Tuesday, January 7, 2014

Whistleblowers According To The Early Americans - 2

The Founders Loved Whistleblowers
In this series, and others, we have been contemplating why good government eventually turns into bad government.

This viewpoint is engendered by our founders who informed us: “Experience has shown that even under the best forms of government those entrusted with power have, in time, and by slow operations, perverted it into tyranny.” – Thomas Jefferson

Jefferson was telling us that "those entrusted with power", e.g. politicians, military NSA officials, and other government officials,  would slowly but surely convert good government into bad government.

The Dredd Blog System has developed one blog to specifically focus on that issue and the source of the corrupting influence that power has on people (About Toxins Of Power).

Some of the forefathers, way before the germ theory of physical disease became a fundamental medical understanding, had a germ theory of government:
Of all the enemies to public liberty war is, perhaps, the most to be dreaded, because it comprises and develops the germ of every other.
(The Germ Theory - of Government - 6). There was also, in the minds of early Americans, the notion of "nip it in the bud" concerning officials of government going bad:
On July 30, 1778, the Continental Congress created the first whistleblower protection law, stating “that it is the duty of all persons in the service of the United States to give the earliest information to Congress or other proper authority of any misconduct, frauds, or misdemeanors committed by any officers or persons in the service of these states.”
(Whistleblowers According To The Early Americans, cf. legislation of July 30, 1778, reprinted in Journals of the Continental Congress, 1774-1789, ed. Government Printing Office (Washington, D.C., 1908), 11:732). We know that founding spirit is alive in patriotic Americans today too.

Especially when we remember or read about Ellsberg, Snowden, Drake, Benning, Tice, Kroft, or Manning for examples (ACLU vs. Clapper).

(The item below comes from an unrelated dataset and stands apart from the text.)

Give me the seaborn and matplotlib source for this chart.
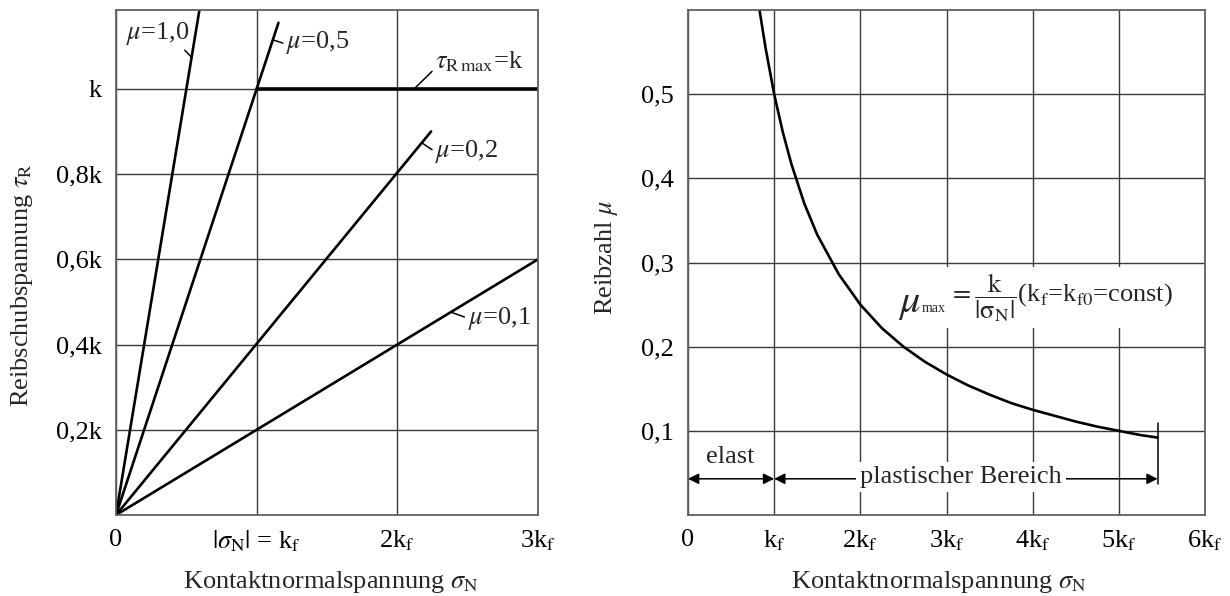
import matplotlib
matplotlib.use("Agg")
import matplotlib.pyplot as plt
import numpy as np
import pandas as pd
import seaborn as sns

# ---------------- data ----------------
# left panel: friction lines tau_R = mu*|sigma_N| (units: x in k_f, y in k)
friction_labels = ["1,0", "0,5", "0,2", "0,1"]
line_x_end = [0.593, 1.155, 2.24, 3.0]
line_y_end = [1.185, 1.155, 0.90, 0.60]
tau_max_x = [1.0, 3.0]
tau_max_y = [1.0, 1.0]

left_xticks = [0, 1, 2, 3]
left_xticklabels = ["0", r"$|\sigma_{\rm N}|$ = k$_{\rm f}$", r"2k$_{\rm f}$", r"3k$_{\rm f}$"]
left_yticks = [0.2, 0.4, 0.6, 0.8, 1.0]
left_yticklabels = ["0,2k", "0,4k", "0,6k", "0,8k", "k"]

# right panel: maximum friction coefficient vs contact normal stress
sigma_n = [0.80, 0.83, 0.9, 1.0, 1.1, 1.2, 1.35, 1.5, 1.75, 2.0, 2.25, 2.5, 2.75,
           3.0, 3.25, 3.5, 3.75, 4.0, 4.25, 4.5, 4.75, 5.0, 5.25, 5.45]
mu_max = [0.625, 0.600, 0.555, 0.500, 0.455, 0.417, 0.370, 0.333, 0.286, 0.250, 0.222,
          0.200, 0.182, 0.167, 0.154, 0.143, 0.133, 0.125, 0.118, 0.111, 0.105,
          0.100, 0.095, 0.092]
plastic_end = 5.45

right_xticks = [0, 1, 2, 3, 4, 5, 6]
right_xticklabels = ["0", r"k$_{\rm f}$", r"2k$_{\rm f}$", r"3k$_{\rm f}$",
                     r"4k$_{\rm f}$", r"5k$_{\rm f}$", r"6k$_{\rm f}$"]
right_yticks = [0.1, 0.2, 0.3, 0.4, 0.5]
right_yticklabels = ["0,1", "0,2", "0,3", "0,4", "0,5"]

# ---------------- style ----------------
sns.set_theme(style="white")
plt.rcParams["font.family"] = ["Liberation Serif", "DejaVu Serif"]
plt.rcParams["mathtext.fontset"] = "stix"

FS = 19
GRID_C = "#3a3a3a"
SPINE_C = "#606060"

fig = plt.figure(figsize=(12.3, 5.96), dpi=100)
ax1 = fig.add_axes([116 / 1230, 1 - 515 / 596, (538 - 116) / 1230, (515 - 10) / 596])
ax2 = fig.add_axes([688 / 1230, 1 - 515 / 596, (1205 - 688) / 1230, (515 - 10) / 596])

# ---------------- left panel ----------------
rows = []
for lab, xe, ye in zip(friction_labels, line_x_end, line_y_end):
    rows.append({"mu": lab, "sigma": 0.0, "tau": 0.0})
    rows.append({"mu": lab, "sigma": xe, "tau": ye})
df_lines = pd.DataFrame(rows)
sns.lineplot(data=df_lines, x="sigma", y="tau", hue="mu", palette=["black"] * 4,
             legend=False, lw=1.9, sort=False, estimator=None, ax=ax1)
sns.lineplot(x=tau_max_x, y=tau_max_y, color="black", lw=2.6, ax=ax1)

ax1.set_xlim(0, 3)
ax1.set_ylim(0, 1.185)
ax1.set_xticks(left_xticks)
ax1.set_xticklabels(left_xticklabels)
ax1.set_yticks(left_yticks)
ax1.set_yticklabels(left_yticklabels)
ax1.set_xlabel(r"Kontaktnormalspannung $\sigma_{\rm N}$", fontsize=FS)
ax1.set_ylabel(r"Reibschubspannung $\tau_{\rm R}$", fontsize=FS)
ax1.xaxis.set_label_coords(0.51, -0.107)
ax1.yaxis.set_label_coords(-0.192, 0.455)

lead = dict(arrowstyle="-", color="black", lw=1.1, shrinkA=0, shrinkB=0)
ax1.annotate(r"$\mu$=1,0", xy=(0.537, 1.074), xytext=(0.30, 1.13), fontsize=FS,
             ha="center", va="center", arrowprops=dict(lead, relpos=(0.85, 0.05)))
ax1.annotate(r"$\mu$=0,5", xy=(1.115, 1.115), xytext=(1.21, 1.108), fontsize=FS,
             ha="left", va="center", arrowprops=dict(lead, relpos=(0.0, 0.45)))
ax1.annotate(r"$\tau_{\rm R\,max}$=k", xy=(2.12, 1.0), xytext=(2.27, 1.063), fontsize=FS,
             ha="left", va="center", arrowprops=dict(lead, relpos=(0.0, 0.25)))
ax1.annotate(r"$\mu$=0,2", xy=(2.18, 0.872), xytext=(2.27, 0.852), fontsize=FS,
             ha="left", va="center", arrowprops=dict(lead, relpos=(0.0, 0.5)))
ax1.annotate(r"$\mu$=0,1", xy=(2.38, 0.476), xytext=(2.50, 0.462), fontsize=FS,
             ha="left", va="center", arrowprops=dict(lead, relpos=(0.0, 0.5)))

# ---------------- right panel ----------------
df_mu = pd.DataFrame({"sigma": sigma_n, "mu": mu_max})
sns.lineplot(data=df_mu, x="sigma", y="mu", color="black", lw=1.9, sort=False,
             estimator=None, ax=ax2)
ax2.set_xlim(0, 6)
ax2.set_ylim(0, 0.6)
ax2.set_xticks(right_xticks)
ax2.set_xticklabels(right_xticklabels)
ax2.set_yticks(right_yticks)
ax2.set_yticklabels(right_yticklabels)
ax2.set_xlabel(r"Kontaktnormalspannung $\sigma_{\rm N}$", fontsize=FS)
ax2.set_ylabel(r"Reibzahl $\mu$", fontsize=FS)
ax2.xaxis.set_label_coords(0.486, -0.107)
ax2.yaxis.set_label_coords(-0.131, 0.51)

# range arrows
arr = dict(arrowstyle="<|-|>", color="black", lw=1.1, shrinkA=0, shrinkB=0,
           mutation_scale=16)
ax2.annotate("", xy=(0, 0.043), xytext=(1, 0.043), arrowprops=arr)
ax2.annotate("", xy=(1, 0.043), xytext=(plastic_end, 0.043), arrowprops=arr)
ax2.plot([plastic_end, plastic_end], [0.037, 0.109], color="black", lw=1.1)
ax2.text(0.49, 0.069, "elast", fontsize=FS, ha="center", va="center")
ax2.text(3.17, 0.045, "plastischer Bereich", fontsize=FS, ha="center", va="center",
         bbox=dict(facecolor="white", edgecolor="none", pad=3), zorder=5)

# formula: large mu, small "max", then fraction and condition
ax2.text(2.44, 0.241, r"$\mu$", fontsize=29, ha="left", va="baseline", zorder=6,
         bbox=dict(facecolor="white", edgecolor="none", pad=1))
ax2.text(2.71, 0.241, "max", fontsize=10, ha="left", va="baseline", zorder=6,
         bbox=dict(facecolor="white", edgecolor="none", pad=1))
ax2.text(3.03, 0.258,
         r"$=\dfrac{\rm k}{|\sigma_{\rm N}|}$(k$_{\rm f}$=k$_{\rm f0}$=const)",
         fontsize=FS, ha="left", va="center",
         bbox=dict(facecolor="white", edgecolor="none", pad=3), zorder=5)

for ax in (ax1, ax2):
    ax.grid(True, color=GRID_C, lw=1.0)
    ax.set_axisbelow(True)
    ax.tick_params(axis="both", length=0, labelsize=FS, pad=10, colors="black")
    for sp in ax.spines.values():
        sp.set_color(SPINE_C)
        sp.set_linewidth(1.3)
        sp.set_visible(True)

fig.savefig("out.png", dpi=100, facecolor="white")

But there were five patriots in 1971 who are less well known, even though they did a great service to the nation:
More than 40 years ago, on the evening of March 8, 1971, a group of burglars carried out an audacious plan. They pried open the door of an FBI office in
The Golden Whistle
Pennsylvania and stole files about the bureau's surveillance of anti-war groups and civil rights organizations.

Hundreds of agents tried to identify the culprits, but the crime went unsolved. Until now.

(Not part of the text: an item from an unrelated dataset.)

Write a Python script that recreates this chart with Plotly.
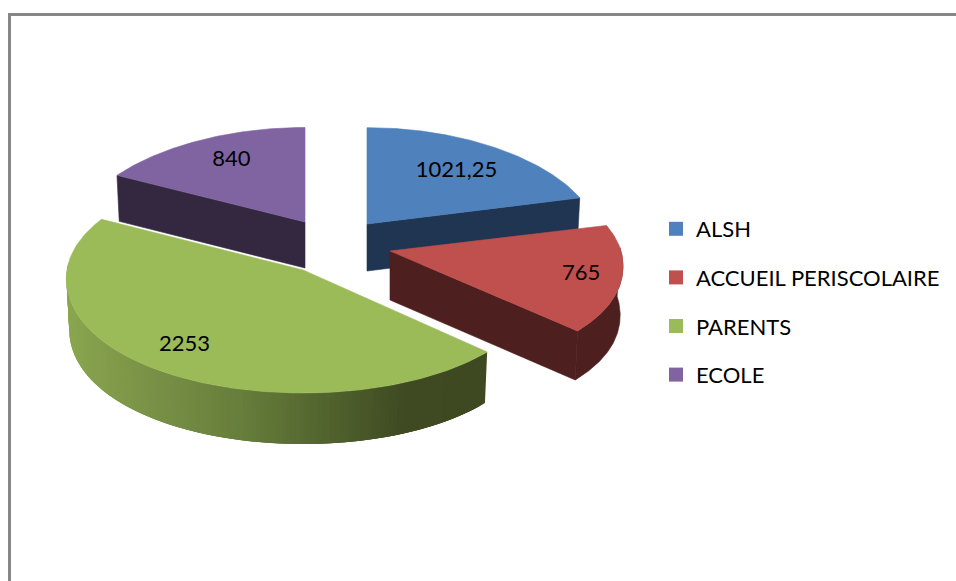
import numpy as np
import plotly.graph_objects as go

categories = ["ALSH", "ACCUEIL PERISCOLAIRE", "PARENTS", "ECOLE"]
values = [1021.25, 765, 2253, 840]
value_labels = ["1021,25", "765", "2253", "840"]
top_colors = ["#4F81BD", "#C0504D", "#9BBB59", "#8064A2"]
side_colors = ["#1F3552", "#4D1F1E", None, "#33283F"]

# Per-slice projection of the exploded pie: centre, radius, back/front flattening, depth
centres = [(367, 224), (390, 251), (303, 270), (305, 222)]
radii = [228, 231, 236, 228]
persp = [0.14, 0.133, 0.07, 0.14]
back_r = [106, 106, 113, 104]
front_r = [120, 120, 123, 120]
depths = [47, 49, 51, 46]
label_shift = [1.5, 0, 3.2, 1.5]
label_frac = [0.67, 0.83, 0.78, 0.72]

grad_x = [64, 150, 250, 350, 410, 490]
grad_rgb = [(139, 168, 81), (123, 147, 71), (103, 126, 60), (78, 95, 44), (64, 75, 35), (62, 73, 34)]

total = sum(values)
edges = np.concatenate([[0], np.cumsum(values)]) / total * 360


def proj(i, theta_deg, f=1.0):
    t = np.radians(theta_deg)
    X, Y = f * np.sin(t), f * np.cos(t)
    cx, cy = centres[i]
    x = cx + radii[i] * X * (1 - persp[i] * Y)
    ypos = np.maximum(Y, 0)
    yneg = np.maximum(-Y, 0)
    y = cy - back_r[i] * ypos / (1 + 0.1 * ypos) + front_r[i] * yneg
    return x, y


def lower(i, x, y):
    cx = centres[i][0]
    return x + (cx - x) * 0.012, y + depths[i]


def poly(x, y, color):
    return go.Scatter(
        x=np.append(x, x[0]), y=np.append(y, y[0]), mode="lines", fill="toself",
        fillcolor=color, line=dict(color=color, width=0.6), hoverinfo="skip", showlegend=False,
    )


def green_colour(x):
    return "rgb(%d,%d,%d)" % tuple(np.interp(x, grad_x, [c[k] for c in grad_rgb]) for k in range(3))


fig = go.Figure()
for i in [3, 0, 1, 2]:
    a0, a1 = edges[i], edges[i + 1]
    th = np.linspace(a0, a1, 160)
    ax, ay = proj(i, th)
    tx, ty = centres[i]
    if i in (0, 1, 3):
        # visible radial cut face
        e = a1 if i in (0, 1) else a0
        ex, ey = proj(i, e)
        bx0, by0 = lower(i, tx, ty)
        bx1, by1 = lower(i, ex, ey)
        fig.add_trace(poly(np.array([tx, ex, bx1, bx0]), np.array([ty, ey, by1, by0]), side_colors[i]))
    if i == 1:
        wall = th[th > 88]
        wx, wy = proj(i, wall)
        bx, by = lower(i, wx, wy)
        fig.add_trace(poly(np.concatenate([wx, bx[::-1]]), np.concatenate([wy, by[::-1]]), side_colors[i]))
    if i == 2:
        # gradient wall painted from the far end so each band overlaps the next one
        wall = np.arange(a0, 274, 1.0)
        wx, wy = proj(i, wall)
        bx, by = lower(i, wx, wy)
        for k in range(len(wall) - 2, -1, -1):
            j = min(k + 3, len(wall) - 1)
            fig.add_trace(go.Scatter(
                x=[wx[k], wx[j], bx[j], bx[k], wx[k]], y=[wy[k], wy[j], by[j], by[k], wy[k]],
                mode="lines", fill="toself", fillcolor=green_colour((wx[k] + wx[k + 1]) / 2),
                line=dict(width=0), hoverinfo="skip", showlegend=False,
            ))
    fig.add_trace(poly(np.concatenate([[tx], ax]), np.concatenate([[ty], ay]), top_colors[i]))

# data labels
lx, ly = [], []
for i in range(4):
    mid = (edges[i] + edges[i + 1]) / 2 + label_shift[i]
    x, y = proj(i, mid, label_frac[i])
    lx.append(float(x))
    ly.append(float(y))
fig.add_trace(go.Scatter(
    x=lx, y=ly, mode="text", text=value_labels, textposition="middle center",
    textfont=dict(family="Lato", size=22, color="#000000"), hoverinfo="skip", showlegend=False,
))

# legend entries
for name, color in zip(categories, top_colors):
    fig.add_trace(go.Scatter(
        x=[None], y=[None], mode="markers", name=name, legendgroup=name,
        marker=dict(symbol="square", size=14, color=color),
    ))

fig.update_layout(
    width=956, height=581, margin=dict(l=0, r=0, t=0, b=0),
    paper_bgcolor="white", plot_bgcolor="white",
    xaxis=dict(visible=False, range=[0, 956], fixedrange=True),
    yaxis=dict(visible=False, range=[581, 0], fixedrange=True),
    showlegend=True,
    legend=dict(
        x=656 / 956, y=1 - 208 / 581, xanchor="left", yanchor="top",
        font=dict(family="Lato", size=22, color="#000000"),
        tracegroupgap=17, itemwidth=30, bgcolor="rgba(0,0,0,0)", traceorder="grouped",
    ),
    shapes=[
        dict(type="line", xref="x", yref="y", x0=9.5, y0=13, x1=9.5, y1=581, line=dict(color="#868686", width=3)),
        dict(type="line", xref="x", yref="y", x0=8, y0=14.5, x1=956, y1=14.5, line=dict(color="#868686", width=3)),
    ],
)
fig.write_html("out.html", post_script="document.body.style.margin='0';", config={"displayModeBar": False})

For the first time, a new book reveals that the burglars were peace demonstrators who wanted to start a debate about the FBI's unchecked power to spy on Americans. And it's coming out at a time when the country is weighing the merits of surveillance all over again.
(NPR, "The Secret Burglary That Exposed J. Edgar Hoover's FBI"). That is a story about John Raines, Bonnie Raines, Keith Forsyth, and two others.

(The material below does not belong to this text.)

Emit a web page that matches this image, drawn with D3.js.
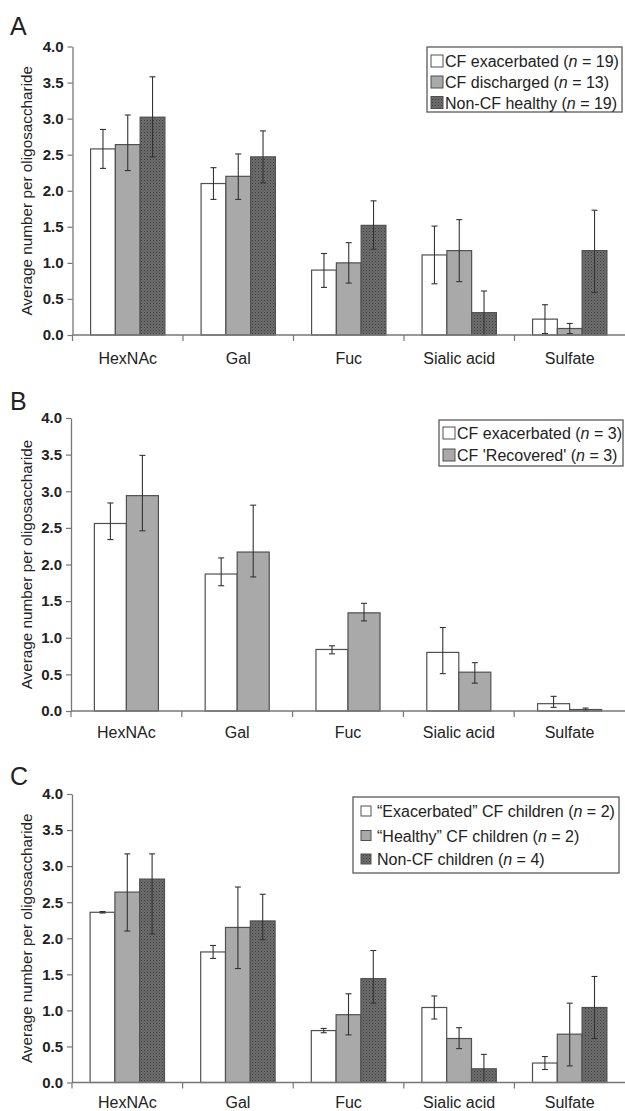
<!DOCTYPE html>
<html>
<head>
<meta charset="utf-8">
<script src="https://cdn.jsdelivr.net/npm/d3@7"></script>
<style>
  html, body { margin: 0; padding: 0; background: #fff; }
  svg { display: block; }
  text { font-family: 'Liberation Sans', Arial, sans-serif; fill: #222; }
</style>
</head>
<body>
<div id="chart"></div>
<script>
// Oligosaccharide composition, three panels (A, B, C)

const categories = ['HexNAc', 'Gal', 'Fuc', 'Sialic acid', 'Sulfate']
const yTickValues = [0, 0.5, 1.0, 1.5, 2.0, 2.5, 3.0, 3.5, 4.0]

// Panel A
const aLabels = ['CF exacerbated', 'CF discharged', 'Non-CF healthy']
const aN = [19, 13, 19]
const aExacerbated = [2.58, 2.10, 0.90, 1.11, 0.22]
const aExacerbatedErr = [[2.31, 2.85], [1.88, 2.32], [0.66, 1.13], [0.71, 1.51], [0.02, 0.42]]
const aDischarged = [2.64, 2.20, 1.00, 1.17, 0.09]
const aDischargedErr = [[2.28, 3.05], [1.88, 2.51], [0.72, 1.28], [0.74, 1.60], [0.02, 0.16]]
const aHealthy = [3.02, 2.47, 1.52, 0.31, 1.17]
const aHealthyErr = [[2.47, 3.58], [2.11, 2.83], [1.19, 1.86], [0.00, 0.61], [0.59, 1.73]]

// Panel B
const bLabels = ['CF exacerbated', "CF 'Recovered'"]
const bN = [3, 3]
const bExacerbated = [2.56, 1.87, 0.84, 0.80, 0.10]
const bExacerbatedErr = [[2.34, 2.84], [1.71, 2.09], [0.78, 0.89], [0.51, 1.14], [0.05, 0.20]]
const bRecovered = [2.94, 2.17, 1.34, 0.53, 0.02]
const bRecoveredErr = [[2.46, 3.49], [1.83, 2.81], [1.23, 1.47], [0.38, 0.66], [0.00, 0.04]]

// Panel C
const cLabels = ['\u201CExacerbated\u201D CF children', '\u201CHealthy\u201D CF children', 'Non-CF children']
const cN = [2, 2, 4]
const cExacerbated = [2.36, 1.81, 0.72, 1.04, 0.27]
const cExacerbatedErr = [[2.35, 2.37], [1.72, 1.90], [0.69, 0.75], [0.88, 1.20], [0.18, 0.36]]
const cHealthyCF = [2.64, 2.15, 0.94, 0.61, 0.67]
const cHealthyCFErr = [[2.10, 3.17], [1.58, 2.71], [0.66, 1.23], [0.47, 0.76], [0.23, 1.10]]
const cNonCF = [2.82, 2.24, 1.44, 0.19, 1.04]
const cNonCFErr = [[2.06, 3.17], [1.98, 2.61], [1.10, 1.83], [0.00, 0.39], [0.61, 1.47]]

const W = 625, H = 1111
const FILL_WHITE = '#ffffff'
const FILL_GREY = '#a9a9a9'
const FILL_DARK = 'url(#stipple)'

const svg = d3.select('#chart').append('svg')
  .attr('width', W)
  .attr('height', H)
  .attr('viewBox', `0 0 ${W} ${H}`)

// Stipple texture for the dark bars
const pat = svg.append('defs').append('pattern')
  .attr('id', 'stipple')
  .attr('width', 3)
  .attr('height', 3)
  .attr('patternUnits', 'userSpaceOnUse')
pat.append('rect').attr('width', 3).attr('height', 3).attr('fill', '#6e6e6e')
pat.append('rect').attr('x', 0).attr('y', 0).attr('width', 1).attr('height', 1).attr('fill', '#3c3c3c')
pat.append('rect').attr('x', 1.5).attr('y', 1.5).attr('width', 1).attr('height', 1).attr('fill', '#4a4a4a')

const panels = [
  {
    letter: 'A', letterY: 35, left: 72.5, top: 46.5, bottom: 335, labelPad: 18,
    series: [
      { label: aLabels[0], n: aN[0], values: aExacerbated, err: aExacerbatedErr, fill: FILL_WHITE },
      { label: aLabels[1], n: aN[1], values: aDischarged, err: aDischargedErr, fill: FILL_GREY },
      { label: aLabels[2], n: aN[2], values: aHealthy, err: aHealthyErr, fill: FILL_DARK }
    ],
    legend: { x: 427, y: 47, w: 195, h: 65, rowY: [61, 82, 102.5], swatch: 12, sx: 431, tx: 445 }
  },
  {
    letter: 'B', letterY: 410, left: 71, top: 418, bottom: 711, labelPad: 16,
    series: [
      { label: bLabels[0], n: bN[0], values: bExacerbated, err: bExacerbatedErr, fill: FILL_WHITE },
      { label: bLabels[1], n: bN[1], values: bRecovered, err: bRecoveredErr, fill: FILL_GREY }
    ],
    legend: { x: 439, y: 420, w: 184, h: 46, rowY: [433, 455], swatch: 12, sx: 443, tx: 457 }
  },
  {
    letter: 'C', letterY: 785, left: 72, top: 794, bottom: 1082.5, labelPad: 14.5,
    series: [
      { label: cLabels[0], n: cN[0], values: cExacerbated, err: cExacerbatedErr, fill: FILL_WHITE },
      { label: cLabels[1], n: cN[1], values: cHealthyCF, err: cHealthyCFErr, fill: FILL_GREY },
      { label: cLabels[2], n: cN[2], values: cNonCF, err: cNonCFErr, fill: FILL_DARK }
    ],
    legend: { x: 353, y: 797, w: 266, h: 76, rowY: [811, 835.5, 859], swatch: 10, sx: 361, tx: 377 }
  }
]

panels.forEach(drawPanel)

function drawPanel(p) {
  const g = svg.append('g')
  const right = W

  const x = d3.scaleBand()
    .domain(categories)
    .range([p.left, right])
    .paddingInner(0)
    .paddingOuter(0)

  const x1 = d3.scaleBand()
    .domain(d3.range(p.series.length))
    .range([0, x.bandwidth()])
    .paddingInner(0)
    .paddingOuter(0.73)

  const y = d3.scaleLinear()
    .domain([0, 4])
    .range([p.bottom, p.top])

  // Panel letter
  g.append('text')
    .attr('x', 10)
    .attr('y', p.letterY)
    .attr('font-size', '25px')
    .text(p.letter)

  // Bars
  p.series.forEach((s, si) => {
    g.append('g')
      .selectAll('rect')
      .data(s.values)
      .join('rect')
      .attr('x', (d, i) => x(categories[i]) + x1(si))
      .attr('y', d => y(d))
      .attr('width', x1.bandwidth())
      .attr('height', d => y(0) - y(d))
      .attr('fill', s.fill)
      .attr('stroke', '#505050')
      .attr('stroke-width', 1.2)
  })

  // Error bars
  p.series.forEach((s, si) => {
    const eg = g.append('g')
      .attr('stroke', '#333')
      .attr('stroke-width', 1.1)
    s.err.forEach((e, i) => {
      const cx = x(categories[i]) + x1(si) + x1.bandwidth() / 2
      eg.append('line').attr('x1', cx).attr('x2', cx).attr('y1', y(e[0])).attr('y2', y(e[1]))
      eg.append('line').attr('x1', cx - 3).attr('x2', cx + 3).attr('y1', y(e[0])).attr('y2', y(e[0]))
      eg.append('line').attr('x1', cx - 3).attr('x2', cx + 3).attr('y1', y(e[1])).attr('y2', y(e[1]))
    })
  })

  // Y axis
  const yAxis = g.append('g')
    .attr('transform', `translate(${p.left},0)`)
    .call(d3.axisLeft(y)
      .tickValues(yTickValues)
      .tickFormat(d3.format('.1f'))
      .tickSize(5)
      .tickSizeOuter(0)
      .tickPadding(4))
  yAxis.select('.domain').attr('stroke', '#777').attr('stroke-width', 1.3)
  yAxis.selectAll('.tick line').attr('stroke', '#777').attr('stroke-width', 1.2)
  yAxis.selectAll('.tick text')
    .attr('font-family', "'Liberation Sans', Arial, sans-serif")
    .attr('font-size', '15px')
    .attr('font-weight', 'bold')
    .attr('fill', '#2a2a2a')

  // X axis: line, boundary ticks, labels
  const xAxis = g.append('g')
    .attr('transform', `translate(0,${p.bottom})`)
    .call(d3.axisBottom(x).tickSize(0).tickPadding(p.labelPad))
  xAxis.select('.domain').remove()
  xAxis.selectAll('.tick text')
    .attr('font-family', "'Liberation Sans', Arial, sans-serif")
    .attr('font-size', '16px')
    .attr('fill', '#222')

  g.append('line')
    .attr('x1', p.left).attr('x2', right)
    .attr('y1', p.bottom).attr('y2', p.bottom)
    .attr('stroke', '#777').attr('stroke-width', 1.3)

  g.append('g')
    .selectAll('line')
    .data(categories)
    .join('line')
    .attr('x1', d => x(d)).attr('x2', d => x(d))
    .attr('y1', p.bottom).attr('y2', p.bottom + 6)
    .attr('stroke', '#777').attr('stroke-width', 1.2)

  // Y axis title
  g.append('text')
    .attr('transform', `translate(32,${(p.top + p.bottom) / 2}) rotate(-90)`)
    .attr('text-anchor', 'middle')
    .attr('font-size', '15.3px')
    .attr('fill', '#2a2a2a')
    .text('Average number per oligosaccharide')

  // Legend
  const L = p.legend
  const lg = g.append('g')
  lg.append('rect')
    .attr('x', L.x).attr('y', L.y)
    .attr('width', L.w).attr('height', L.h)
    .attr('fill', '#fff')
    .attr('stroke', '#666')
    .attr('stroke-width', 1.4)

  p.series.forEach((s, si) => {
    const cy = L.rowY[si]
    lg.append('rect')
      .attr('x', L.sx).attr('y', cy - L.swatch / 2)
      .attr('width', L.swatch).attr('height', L.swatch)
      .attr('fill', s.fill)
      .attr('stroke', '#505050')
      .attr('stroke-width', 1)
    const t = lg.append('text')
      .attr('x', L.tx).attr('y', cy + 6)
      .attr('font-size', '16px')
      .attr('fill', '#222')
    t.append('tspan').text(`${s.label} (`)
    t.append('tspan').attr('font-style', 'italic').text('n')
    t.append('tspan').text(` = ${s.n})`)
  })
}
</script>
</body>
</html>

Government festers rather than healing itself, and the murderous, traitorous, criminal gangrene continues to get worse and worse, until it breaks out in full tyranny against the citizens of the nation.

Some in government, like antibodies that work against an infection, try to deal with the issue:
Washington, D.C. July 31, 2013. By a unanimous resolution the U.S. Senate declared July 30, 2013 as "National Whistleblower Appreciation Day." The National Whistleblowers Center strongly supports the Senate's historic action and calls on every American reflect upon the tremendous contributions whistleblowers have made to American democracy, as well as the struggles and sacrifices they have endured.
(Senate Establishes "National Whistleblower Appreciation Day"). But unless we have whistleblowers and appreciation for them, then we are animating the personality of organized crime:
A mafia informant who disappeared nearly a year ago was tortured and her body dissolved in acid by her former partner and other family members angry that she had cooperated with authorities, Italian police said Monday.

The woman, 35-year old Lea Garofalo, was forced onto a truck carrying 50 liters of acid, interrogated by her abductors and later killed in a field near Milan in the night between November 24 and November 25, 2009, investigators told reporters.

Four people were arrested and another two, including Garofalo's former partner, Carlo Cosco, were served arrest warrants while already in jail.

Investigators said Cosco, who fathered Garofalo's daughter, was behind the murder and that this was meant as revenge for the woman having provided information to anti-mafia prosecutors between 2002 and 2009.
(Reuters, "Mafia Informant Dissolved in Acid"). Unfortunately, we now have an administration that in attitude, upon closer analysis as to whistleblowers, is more like the Mafia than it is like the Americans who founded our nation.

Do everything you can to support The National Whistleblower Center.